● Exercise brief: Leave out the images; return the rest of the data exactly.

● Data lines:
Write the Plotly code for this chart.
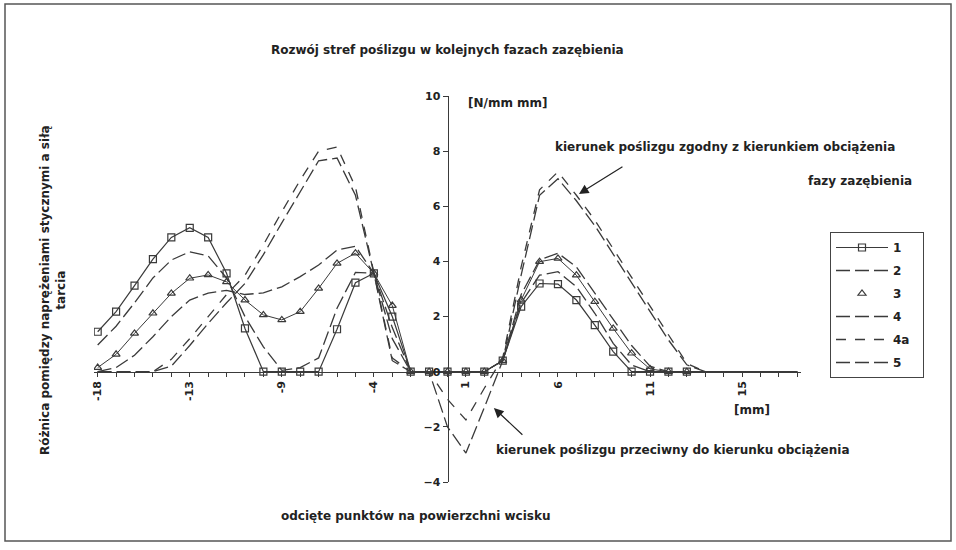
import plotly.graph_objects as go

# ---------------- data ----------------
idx = list(range(39))  # category positions along the x axis
tick_pos = [0, 5, 10, 15, 20, 25, 30, 35]
tick_text = ["-18", "-13", "-9", "-4", "1", "6", "11", "15"]

s1 = [1.45, 2.18, 3.12, 4.08, 4.87, 5.22, 4.87, 3.57, 1.57, 0, 0, 0, 0, 1.54, 3.23, 3.57, 2.0, 0, 0, 0,
      0, 0, 0.4, 2.36, 3.2, 3.18, 2.6, 1.69, 0.73, 0, 0, 0, 0]
s2 = [0.97, 1.65, 2.5, 3.4, 4.05, 4.35, 4.2, 3.4, 2.0, 0.9, 0.05, 0.15, 0.5, 2.3, 3.6, 3.57, 1.6, 0, 0, 0,
      0, 0, 0.4, 2.5, 3.5, 3.63, 3.08, 2.12, 1.03, 0.24, 0, 0, 0, 0, 0, 0, 0, 0, 0]
s3 = [0.15, 0.63, 1.39, 2.12, 2.84, 3.39, 3.51, 3.26, 2.6, 2.06, 1.88, 2.18, 3.02, 3.93, 4.3, 3.57, 2.4, 0, 0, 0,
      0, 0, 0.4, 2.6, 3.99, 4.11, 3.5, 2.54, 1.57, 0.67, 0.1, 0, 0]
s4 = [0, 0.15, 0.6, 1.27, 2.0, 2.6, 2.85, 2.95, 2.8, 2.86, 3.08, 3.45, 3.87, 4.41, 4.55, 3.57, 1.2, 0, 0, 0,
      0, 0, 0.4, 2.8, 4.05, 4.3, 3.8, 2.84, 1.87, 0.95, 0.2, 0, 0, 0, 0, 0, 0, 0, 0]
s4a = [0, 0, 0, 0, 0.45, 1.2, 2.0, 2.8, 3.5, 4.6, 5.8, 6.95, 8.0, 8.15, 6.7, 3.57, 0.5, 0, 0, -1.0,
       -1.75, -0.6, 0.5, 3.8, 6.6, 7.25, 6.4, 5.5, 4.45, 3.4, 2.35, 1.3, 0.3, 0, 0, 0, 0, 0, 0]
s5 = [0, 0, 0, 0, 0.2, 0.95, 1.75, 2.5, 3.2, 4.25, 5.4, 6.55, 7.65, 7.75, 6.4, 3.57, 0.4, 0, 0, -2.0,
      -2.95, -1.3, 0.4, 3.5, 6.4, 7.0, 6.2, 5.3, 4.25, 3.2, 2.15, 1.15, 0.25, 0, 0, 0, 0, 0, 0]

# ---------------- layout helpers ----------------
W, H = 956, 550
ML, MR, MT, MB = 94, 155, 96, 68
PW, PH = W - ML - MR, H - MT - MB


def px(xp):
    return (xp - ML) / PW


def py(yp):
    return (H - MB - yp) / PH


LINE = "#3a3a3a"
TXT = "#222222"
FONT = "DejaVu Sans"

fig = go.Figure()

pad = "\u00a0" * 2


def add_line(y, name, dash, width=1.3):
    fig.add_trace(go.Scatter(
        x=idx[:len(y)], y=y, mode="lines", name=name + pad,
        line=dict(color=LINE, width=width, dash=dash),
        legendgroup=name, showlegend=True))


# series 1: solid with open squares
fig.add_trace(go.Scatter(
    x=idx[:len(s1)], y=s1, mode="lines+markers", name="1" + pad, legendgroup="1",
    line=dict(color=LINE, width=1.2),
    marker=dict(symbol="square-open", size=7, color=LINE, line=dict(width=1.2))))
add_line(s2, "2", "14px,5px")
# series 3: thin line + open triangles (legend shows marker only)
fig.add_trace(go.Scatter(
    x=idx[:len(s3)], y=s3, mode="lines", showlegend=False, legendgroup="3",
    line=dict(color=LINE, width=1.0)))
fig.add_trace(go.Scatter(
    x=idx[:len(s3)], y=s3, mode="markers", name="3" + pad, legendgroup="3",
    marker=dict(symbol="triangle-up-open", size=7, color=LINE, line=dict(width=1.2))))
add_line(s4, "4", "14px,5px")
add_line(s4a, "4a", "10px,9px")
add_line(s5, "5", "14px,5px")

tickfont = dict(family=FONT, size=11, color=TXT, weight="bold")

fig.update_layout(
    width=W, height=H,
    margin=dict(l=ML, r=MR, t=MT, b=MB),
    paper_bgcolor="white", plot_bgcolor="white",
    showlegend=True,
    legend=dict(x=px(830), y=py(232), xanchor="left", yanchor="top",
                bgcolor="white", bordercolor="#444", borderwidth=1,
                font=dict(family=FONT, size=12, color=TXT, weight="bold"),
                itemwidth=52, tracegroupgap=4, traceorder="grouped"),
    xaxis=dict(range=[-0.2, 38.2], anchor="free", position=4 / 14,
               showgrid=False, zeroline=False, showline=True, linecolor=LINE, linewidth=1,
               tickmode="array", tickvals=tick_pos, ticktext=tick_text, tickangle=-90,
               ticks="outside", ticklen=4, tickcolor=LINE, tickfont=tickfont,
               minor=dict(dtick=1, tick0=0, ticks="outside", ticklen=4, tickcolor=LINE)),
    yaxis=dict(range=[-4, 10], anchor="free", position=0.5, side="left",
               showgrid=False, zeroline=False, showline=True, linecolor=LINE, linewidth=1,
               dtick=2, ticks="outside", ticklen=5, tickcolor=LINE, tickfont=tickfont),
    # companion axes giving the cross-shaped tick marks
    xaxis2=dict(range=[-0.2, 38.2], overlaying="x", anchor="free", position=4 / 14,
                showgrid=False, zeroline=False, showline=False, showticklabels=False,
                tickmode="array", tickvals=tick_pos, ticks="inside", ticklen=4, tickcolor=LINE,
                minor=dict(dtick=1, tick0=0, ticks="inside", ticklen=4, tickcolor=LINE)),
    yaxis2=dict(range=[-4, 10], overlaying="y", anchor="free", position=0.5, side="left",
                showgrid=False, zeroline=False, showline=False, showticklabels=False,
                dtick=2, ticks="inside", ticklen=5, tickcolor=LINE),
)

afont = dict(family=FONT, size=12, color=TXT, weight="bold")
texts = [
    ("Rozwój stref poślizgu w kolejnych fazach zazębienia", 447, 50, "center"),
    ("[N/mm mm]", 466, 103, "left"),
    ("kierunek poślizgu zgodny z kierunkiem obciążenia", 725, 147, "center"),
    ("fazy zazębienia", 860, 181, "center"),
    ("kierunek poślizgu przeciwny do kierunku obciążenia", 673, 450, "center"),
    ("odcięte punktów na powierzchni wcisku", 416, 516, "center"),
    ("[mm]", 752, 410, "center"),
]
for t, x, y, al in texts:
    fig.add_annotation(text=t, x=px(x), y=py(y), xref="paper", yref="paper",
                       xanchor=al, yanchor="middle", showarrow=False, font=afont)

fig.add_annotation(text="Różnica pomiędzy naprężeniami stycznymi a siłą<br>tarcia",
                   x=px(53), y=py(290), xref="paper", yref="paper", textangle=-90,
                   xanchor="center", yanchor="middle",
                   showarrow=False, font=afont, align="center")

# arrows
fig.add_annotation(text="", x=26.14, y=6.45, xref="x", yref="y", ax=45, ay=-28,
                   showarrow=True, arrowhead=2, arrowsize=1.6, arrowwidth=1.2, arrowcolor=TXT)
fig.add_annotation(text="", x=21.52, y=-1.32, xref="x", yref="y", ax=30, ay=28,
                   showarrow=True, arrowhead=2, arrowsize=1.6, arrowwidth=1.2, arrowcolor=TXT)

# outer frame
fig.add_shape(type="rect", xref="paper", yref="paper",
              x0=px(5), x1=px(951), y0=py(541), y1=py(4),
              line=dict(color="#555", width=1.5), fillcolor="rgba(0,0,0,0)")

fig.write_html("out.html", config={"displayModeBar": False},
               post_script="document.body.style.margin='0';")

● The completed task:
Write the Plotly code for this chart.
import plotly.graph_objects as go

# ---------------- data ----------------
idx = list(range(39))  # category positions along the x axis
tick_pos = [0, 5, 10, 15, 20, 25, 30, 35]
tick_text = ["-18", "-13", "-9", "-4", "1", "6", "11", "15"]

s1 = [1.45, 2.18, 3.12, 4.08, 4.87, 5.22, 4.87, 3.57, 1.57, 0, 0, 0, 0, 1.54, 3.23, 3.57, 2.0, 0, 0, 0,
      0, 0, 0.4, 2.36, 3.2, 3.18, 2.6, 1.69, 0.73, 0, 0, 0, 0]
s2 = [0.97, 1.65, 2.5, 3.4, 4.05, 4.35, 4.2, 3.4, 2.0, 0.9, 0.05, 0.15, 0.5, 2.3, 3.6, 3.57, 1.6, 0, 0, 0,
      0, 0, 0.4, 2.5, 3.5, 3.63, 3.08, 2.12, 1.03, 0.24, 0, 0, 0, 0, 0, 0, 0, 0, 0]
s3 = [0.15, 0.63, 1.39, 2.12, 2.84, 3.39, 3.51, 3.26, 2.6, 2.06, 1.88, 2.18, 3.02, 3.93, 4.3, 3.57, 2.4, 0, 0, 0,
      0, 0, 0.4, 2.6, 3.99, 4.11, 3.5, 2.54, 1.57, 0.67, 0.1, 0, 0]
s4 = [0, 0.15, 0.6, 1.27, 2.0, 2.6, 2.85, 2.95, 2.8, 2.86, 3.08, 3.45, 3.87, 4.41, 4.55, 3.57, 1.2, 0, 0, 0,
      0, 0, 0.4, 2.8, 4.05, 4.3, 3.8, 2.84, 1.87, 0.95, 0.2, 0, 0, 0, 0, 0, 0, 0, 0]
s4a = [0, 0, 0, 0, 0.45, 1.2, 2.0, 2.8, 3.5, 4.6, 5.8, 6.95, 8.0, 8.15, 6.7, 3.57, 0.5, 0, 0, -1.0,
       -1.75, -0.6, 0.5, 3.8, 6.6, 7.25, 6.4, 5.5, 4.45, 3.4, 2.35, 1.3, 0.3, 0, 0, 0, 0, 0, 0]
s5 = [0, 0, 0, 0, 0.2, 0.95, 1.75, 2.5, 3.2, 4.25, 5.4, 6.55, 7.65, 7.75, 6.4, 3.57, 0.4, 0, 0, -2.0,
      -2.95, -1.3, 0.4, 3.5, 6.4, 7.0, 6.2, 5.3, 4.25, 3.2, 2.15, 1.15, 0.25, 0, 0, 0, 0, 0, 0]

# ---------------- layout helpers ----------------
W, H = 956, 550
ML, MR, MT, MB = 94, 155, 96, 68
PW, PH = W - ML - MR, H - MT - MB


def px(xp):
    return (xp - ML) / PW


def py(yp):
    return (H - MB - yp) / PH


LINE = "#3a3a3a"
TXT = "#222222"
FONT = "DejaVu Sans"

fig = go.Figure()

pad = "\u00a0" * 2


def add_line(y, name, dash, width=1.3):
    fig.add_trace(go.Scatter(
        x=idx[:len(y)], y=y, mode="lines", name=name + pad,
        line=dict(color=LINE, width=width, dash=dash),
        legendgroup=name, showlegend=True))


# series 1: solid with open squares
fig.add_trace(go.Scatter(
    x=idx[:len(s1)], y=s1, mode="lines+markers", name="1" + pad, legendgroup="1",
    line=dict(color=LINE, width=1.2),
    marker=dict(symbol="square-open", size=7, color=LINE, line=dict(width=1.2))))
add_line(s2, "2", "14px,5px")
# series 3: thin line + open triangles (legend shows marker only)
fig.add_trace(go.Scatter(
    x=idx[:len(s3)], y=s3, mode="lines", showlegend=False, legendgroup="3",
    line=dict(color=LINE, width=1.0)))
fig.add_trace(go.Scatter(
    x=idx[:len(s3)], y=s3, mode="markers", name="3" + pad, legendgroup="3",
    marker=dict(symbol="triangle-up-open", size=7, color=LINE, line=dict(width=1.2))))
add_line(s4, "4", "14px,5px")
add_line(s4a, "4a", "10px,9px")
add_line(s5, "5", "14px,5px")

tickfont = dict(family=FONT, size=11, color=TXT, weight="bold")

fig.update_layout(
    width=W, height=H,
    margin=dict(l=ML, r=MR, t=MT, b=MB),
    paper_bgcolor="white", plot_bgcolor="white",
    showlegend=True,
    legend=dict(x=px(830), y=py(232), xanchor="left", yanchor="top",
                bgcolor="white", bordercolor="#444", borderwidth=1,
                font=dict(family=FONT, size=12, color=TXT, weight="bold"),
                itemwidth=52, tracegroupgap=4, traceorder="grouped"),
    xaxis=dict(range=[-0.2, 38.2], anchor="free", position=4 / 14,
               showgrid=False, zeroline=False, showline=True, linecolor=LINE, linewidth=1,
               tickmode="array", tickvals=tick_pos, ticktext=tick_text, tickangle=-90,
               ticks="outside", ticklen=4, tickcolor=LINE, tickfont=tickfont,
               minor=dict(dtick=1, tick0=0, ticks="outside", ticklen=4, tickcolor=LINE)),
    yaxis=dict(range=[-4, 10], anchor="free", position=0.5, side="left",
               showgrid=False, zeroline=False, showline=True, linecolor=LINE, linewidth=1,
               dtick=2, ticks="outside", ticklen=5, tickcolor=LINE, tickfont=tickfont),
    # companion axes giving the cross-shaped tick marks
    xaxis2=dict(range=[-0.2, 38.2], overlaying="x", anchor="free", position=4 / 14,
                showgrid=False, zeroline=False, showline=False, showticklabels=False,
                tickmode="array", tickvals=tick_pos, ticks="inside", ticklen=4, tickcolor=LINE,
                minor=dict(dtick=1, tick0=0, ticks="inside", ticklen=4, tickcolor=LINE)),
    yaxis2=dict(range=[-4, 10], overlaying="y", anchor="free", position=0.5, side="left",
                showgrid=False, zeroline=False, showline=False, showticklabels=False,
                dtick=2, ticks="inside", ticklen=5, tickcolor=LINE),
)

afont = dict(family=FONT, size=12, color=TXT, weight="bold")
texts = [
    ("Rozwój stref poślizgu w kolejnych fazach zazębienia", 447, 50, "center"),
    ("[N/mm mm]", 466, 103, "left"),
    ("kierunek poślizgu zgodny z kierunkiem obciążenia", 725, 147, "center"),
    ("fazy zazębienia", 860, 181, "center"),
    ("kierunek poślizgu przeciwny do kierunku obciążenia", 673, 450, "center"),
    ("odcięte punktów na powierzchni wcisku", 416, 516, "center"),
    ("[mm]", 752, 410, "center"),
]
for t, x, y, al in texts:
    fig.add_annotation(text=t, x=px(x), y=py(y), xref="paper", yref="paper",
                       xanchor=al, yanchor="middle", showarrow=False, font=afont)

fig.add_annotation(text="Różnica pomiędzy naprężeniami stycznymi a siłą<br>tarcia",
                   x=px(53), y=py(290), xref="paper", yref="paper", textangle=-90,
                   xanchor="center", yanchor="middle",
                   showarrow=False, font=afont, align="center")

# arrows
fig.add_annotation(text="", x=26.14, y=6.45, xref="x", yref="y", ax=45, ay=-28,
                   showarrow=True, arrowhead=2, arrowsize=1.6, arrowwidth=1.2, arrowcolor=TXT)
fig.add_annotation(text="", x=21.52, y=-1.32, xref="x", yref="y", ax=30, ay=28,
                   showarrow=True, arrowhead=2, arrowsize=1.6, arrowwidth=1.2, arrowcolor=TXT)

# outer frame
fig.add_shape(type="rect", xref="paper", yref="paper",
              x0=px(5), x1=px(951), y0=py(541), y1=py(4),
              line=dict(color="#555", width=1.5), fillcolor="rgba(0,0,0,0)")

fig.write_html("out.html", config={"displayModeBar": False},
               post_script="document.body.style.margin='0';")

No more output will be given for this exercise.